Is the family expected to attend church on Easter?
In Catholic and most Orthodox practice, yes; Easter is the highest feast and observant families attend services. Many Catholic and Orthodox families attend multiple services across the Triduum or Holy Week. In Anglican and Mainline Protestant practice, Easter Sunday attendance is the strong norm. In evangelical practice, Easter Sunday attendance is widely observed. The family's tradition is the source.
What about the Easter basket?
The Easter basket has both religious and secular dimensions. In Orthodox and some Eastern European Catholic traditions (Polish, Ukrainian), the family Easter basket containing traditional foods (the Paschal bread, eggs, meat, cheese, butter shaped as a lamb) is brought to the church on Holy Saturday or before the Easter Sunday liturgy and blessed by the priest. The blessed foods are eaten as the festive Easter breakfast or dinner. In wider US practice, the Easter basket for children with candy, small gifts, and dyed eggs is a separate secular custom, sometimes integrated with the religious basket-blessing tradition where families maintain it.
What is a typical Christian Easter Sunday meal?

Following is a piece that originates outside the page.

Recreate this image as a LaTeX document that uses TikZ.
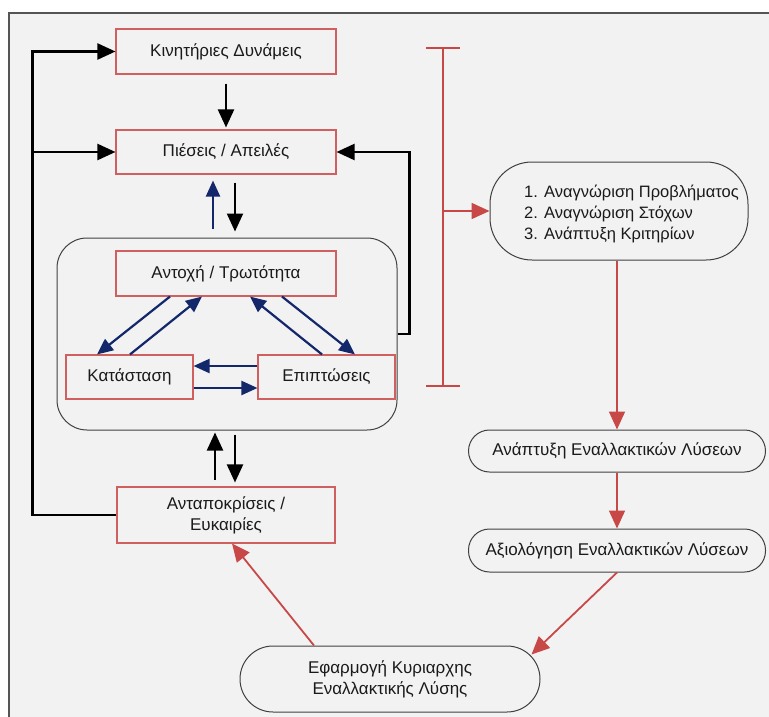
\documentclass[tikz,border=0pt]{standalone}
\usepackage{fontspec}
\setmainfont{Liberation Sans}
\usetikzlibrary{arrows.meta,calc}
\definecolor{bgray}{HTML}{F2F2F2}
\definecolor{frameg}{HTML}{555555}
\definecolor{boxred}{HTML}{D06060}
\definecolor{arrred}{HTML}{C84848}
\definecolor{navyb}{HTML}{13276B}
\definecolor{txt}{HTML}{1A1A1A}
\begin{document}
\begin{tikzpicture}[x=1pt,y=-1pt,
  every node/.style={font=\fontsize{17}{21}\selectfont, text=txt, inner sep=0pt},
  redbox/.style={draw=boxred, line width=1.1pt, rectangle},
  pill/.style={draw=black!75, line width=1pt, rectangle},
  blk/.style={draw=black, line width=2.2pt, -{Triangle[length=18pt,width=16pt]}},
  nvy/.style={draw=navyb, line width=2.2pt, -{Triangle[length=16pt,width=14pt]}},
  redarr/.style={draw=arrred, line width=1.8pt, -{Triangle[length=18pt,width=16pt]}},
  redln/.style={draw=arrred, line width=1.6pt}]
\useasboundingbox (0,0) rectangle (769,717);
% background panel with its top and left edges
\fill[bgray] (9,13) rectangle (769,717);
\draw[frameg, line width=1.4pt] (769,13) -- (9,13) -- (9,717);

% left-hand system
\node[redbox, minimum width=220pt, minimum height=45pt] (kin) at (226,51.5) {Κινητήριες Δυνάμεις};
\node[redbox, minimum width=220pt, minimum height=44pt] (pie) at (226,152) {Πιέσεις / Απειλές};
\node[pill, rounded corners=30pt, minimum width=340pt, minimum height=192pt] (cont) at (227,334) {};
\node[redbox, minimum width=220pt, minimum height=45pt] (ant) at (226,273.5) {Αντοχή / Τρωτότητα};
\node[redbox, minimum width=127pt, minimum height=44pt] (kat) at (129.5,377) {Κατάσταση};
\node[redbox, minimum width=137pt, minimum height=44pt] (epi) at (326.5,377) {Επιπτώσεις};
\node[redbox, minimum width=218pt, minimum height=56pt, align=center] (anta) at (226,515) {Ανταποκρίσεις /\\Ευκαιρίες};

% right-hand process
\node[pill, rounded corners=42pt, minimum width=258pt, minimum height=98pt] (s1) at (619,211) {};
\node[anchor=west, align=left, font=\fontsize{16.5}{21}\selectfont] (s1txt) at (524,214) {1. Αναγνώριση Προβλήματος\\2. Αναγνώριση Στόχων\\3. Ανάπτυξη Κριτηρίων};
\node[pill, rounded corners=21pt, minimum width=297pt, minimum height=42pt] (an) at (617,451) {Ανάπτυξη Εναλλακτικών Λύσεων};
\node[pill, rounded corners=21pt, minimum width=297pt, minimum height=43pt] (ax) at (617,550.5) {Αξιολόγηση Εναλλακτικών Λύσεων};
\node[pill, rounded corners=33pt, minimum width=300pt, minimum height=66pt, align=center] (ef) at (390,679) {Εφαρμογή Κυριαρχης\\Εναλλακτικής Λύσης};

% feedback lines on the left
\coordinate (lb) at (33,152);
\draw[blk] (anta.west) -- ++(-84,0) |- (kin.west);
\draw[blk] (lb) -- (pie.west);
\draw[blk, shorten <=9pt, shorten >=2pt] (kin.south) -- (pie.north);
\draw[blk] (cont.east) -- ++(12,0) |- (pie.east);

% links between the pressures box and the inner system
\draw[nvy, shorten <=9pt, shorten >=6pt] ([xshift=-14pt]cont.north) -- ([xshift=-13pt]pie.south);
\draw[blk, shorten <=8pt, shorten >=6pt] ([xshift=9pt]pie.south) -- ([xshift=8pt]cont.north);
\draw[blk, shorten <=6pt, shorten >=2pt] ([xshift=-11pt]anta.north) -- ([xshift=-12pt]cont.south);
\draw[blk, shorten <=4pt, shorten >=4pt] ([xshift=8pt]cont.south) -- ([xshift=9pt]anta.north);

% inner triangle
\draw[nvy] ([xshift=-56pt]ant.south) -- ([xshift=-32.5pt]kat.north);
\draw[nvy] ([xshift=0.5pt]kat.north) -- ([xshift=-24pt]ant.south);
\draw[nvy] ([xshift=-4.5pt]epi.north) -- ([xshift=24pt]ant.south);
\draw[nvy] ([xshift=56pt]ant.south) -- ([xshift=28.5pt]epi.north);
\draw[nvy] ([yshift=11pt]epi.west) -- ([yshift=11pt]kat.east);
\draw[nvy] ([yshift=-11pt]kat.east) -- ([yshift=-11pt]epi.west);

% bracket and decision steps
\coordinate (bt) at (443,48);
\coordinate (bb) at (443,386);
\draw[redln] (bt) -- (bb);
\draw[redln] ([xshift=-17pt]bt) -- ([xshift=17pt]bt);
\draw[redln] ([xshift=-17pt]bb) -- ([xshift=17pt]bb);
\draw[redarr] (bt |- s1.west) -- (s1.west);
\draw[redarr] (s1.south -| an.north) -- (an.north);
\draw[redarr] (an.south) -- (ax.north);
\draw[redarr] (ax.south) -- ($(ef.north east)+(-9,9)$);
\draw[redarr] ([xshift=-76pt]ef.north) -- ([xshift=6pt]anta.south);
\end{tikzpicture}
\end{document}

Family practice varies. Common patterns: ham (a common US Easter centerpiece, with roots in the medieval tradition of eating cured meat from the previous fall now that Lent has ended), lamb (theologically resonant given the Paschal Lamb imagery and widely traditional in Mediterranean Christian cultures), specific regional dishes. Many Orthodox families eat their first meat in 50+ days at Easter; the Easter meal is correspondingly substantial. The family's heritage is the source for what the meal includes.
What about Easter eggs?
The Easter egg has a long Christian history. The egg symbolizes the empty tomb and the resurrection; the cracking of an egg recalls the opening of the tomb. In Orthodox tradition, eggs are traditionally dyed red, symbolizing the blood of Christ and the new life of Easter; the eggs are blessed and exchanged among family and friends with the Paschal greeting. In Western Christian and wider secular US practice, Easter eggs are dyed in many colors and used in egg hunts for children. The two traditions coexist in many families.